Tuesday, February 07, 2006

lyricism.

it's not true that you can't see stars in the city. the past few nights, the sky has been flecked with points of incredible brightness. i stared at the moon tonight and wondered if it was better to be able to reflect light with the shimmering grace of the moon, or absorb it in the insatiable insistence of the sun. growing up, i loved those long summer nights with the cool remembrance of the heat of the day, lying on damp grass, getting lost in the dizzying array of bursts of light. there is something very undemocratic about the sky - how only the brightest things get seen. and i know that i have always wanted both - to be both bright enough to get seen and small enough to get lost. i guess i still do.

i'm postponing writing a short essay about where i see myself five years after law school. i want to ask them if they know that if the sun were to burn out completely, that it would take at least 2, maybe 3, years before we felt a physical difference. that the moon would still be reflecting the light of something that ceased to exist for years. so my answer is this: if the night sky would still be the same given the absence of the brightest of stars, how does anyone know how a moment, or a series of moments, with people we've met and people we will meet affect us or cease to affect us? will we even begin to be able to say what the possibilities are?

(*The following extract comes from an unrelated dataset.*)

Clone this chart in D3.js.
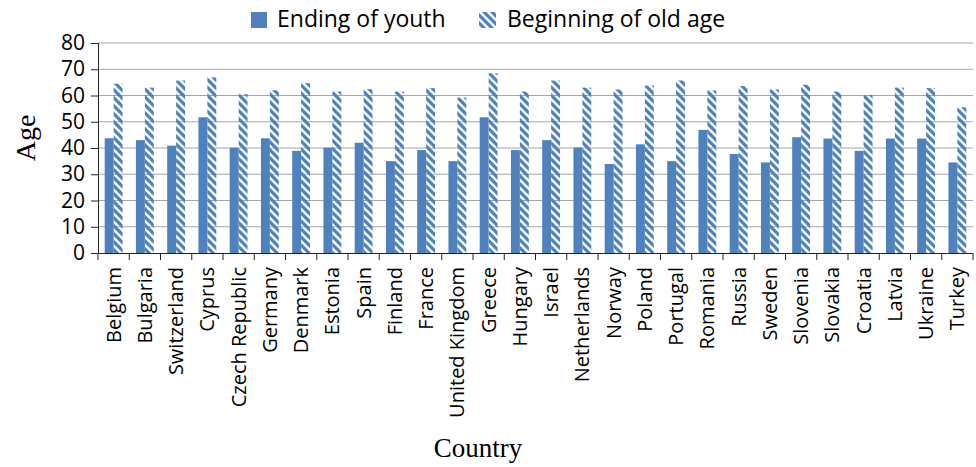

but here's what i'll do: i will take a shower, think about doing my taxes, and hope tomorrow will bring a little less obstinance and a little less lyricism and a lot more pragmatism. i will say that i will be both insatiable in my desire to absorb the world and vigilant in my task of reflecting it. that i will demand both from myself. and i will strip away the metaphors, all the while hearing the question, "Yes, that's very pretty, but what exactly will you be doing?"